● RECORDS FOR PROCESSING

>>

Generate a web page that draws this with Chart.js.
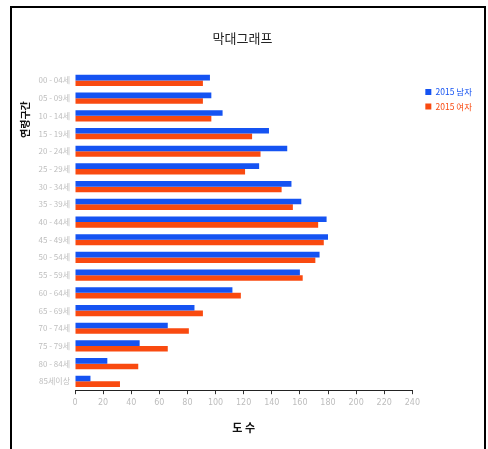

<<
>>

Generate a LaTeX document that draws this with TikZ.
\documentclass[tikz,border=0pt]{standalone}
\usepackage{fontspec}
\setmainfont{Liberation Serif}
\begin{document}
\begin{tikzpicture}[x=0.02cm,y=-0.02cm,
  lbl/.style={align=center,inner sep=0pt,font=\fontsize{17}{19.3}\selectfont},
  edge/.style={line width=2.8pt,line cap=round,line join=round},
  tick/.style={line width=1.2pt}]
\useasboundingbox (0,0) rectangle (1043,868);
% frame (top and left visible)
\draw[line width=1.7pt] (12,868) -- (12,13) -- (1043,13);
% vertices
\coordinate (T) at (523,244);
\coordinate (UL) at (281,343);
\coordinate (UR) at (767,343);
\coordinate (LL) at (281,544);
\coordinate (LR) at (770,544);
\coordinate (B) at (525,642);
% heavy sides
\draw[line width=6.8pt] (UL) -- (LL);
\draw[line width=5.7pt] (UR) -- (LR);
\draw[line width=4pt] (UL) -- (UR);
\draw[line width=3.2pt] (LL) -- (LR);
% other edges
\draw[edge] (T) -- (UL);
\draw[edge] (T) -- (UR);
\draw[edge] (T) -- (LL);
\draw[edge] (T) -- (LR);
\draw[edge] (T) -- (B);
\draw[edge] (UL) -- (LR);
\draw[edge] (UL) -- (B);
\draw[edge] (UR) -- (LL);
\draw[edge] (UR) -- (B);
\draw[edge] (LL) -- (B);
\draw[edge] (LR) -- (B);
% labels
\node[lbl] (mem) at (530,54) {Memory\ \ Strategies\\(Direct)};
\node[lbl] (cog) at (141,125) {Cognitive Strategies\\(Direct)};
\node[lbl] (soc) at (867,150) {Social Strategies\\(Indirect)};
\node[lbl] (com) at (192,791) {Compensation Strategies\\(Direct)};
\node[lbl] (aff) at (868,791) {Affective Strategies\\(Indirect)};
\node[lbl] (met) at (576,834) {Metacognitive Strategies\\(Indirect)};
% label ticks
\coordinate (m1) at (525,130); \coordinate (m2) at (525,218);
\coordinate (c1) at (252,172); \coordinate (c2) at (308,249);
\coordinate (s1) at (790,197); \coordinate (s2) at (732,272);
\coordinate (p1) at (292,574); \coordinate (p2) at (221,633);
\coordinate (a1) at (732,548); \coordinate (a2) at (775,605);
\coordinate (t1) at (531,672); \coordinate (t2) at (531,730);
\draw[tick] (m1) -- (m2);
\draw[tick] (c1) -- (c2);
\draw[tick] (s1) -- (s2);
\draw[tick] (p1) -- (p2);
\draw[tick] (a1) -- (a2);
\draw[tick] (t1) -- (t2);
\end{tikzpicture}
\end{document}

<<

● WORK INSTRUCTIONS
Reproduce every line of the listing above in which the string "that" appears.

● SOLUTION TO THIS EXERCISE
Generate a web page that draws this with Chart.js.
Generate a LaTeX document that draws this with TikZ.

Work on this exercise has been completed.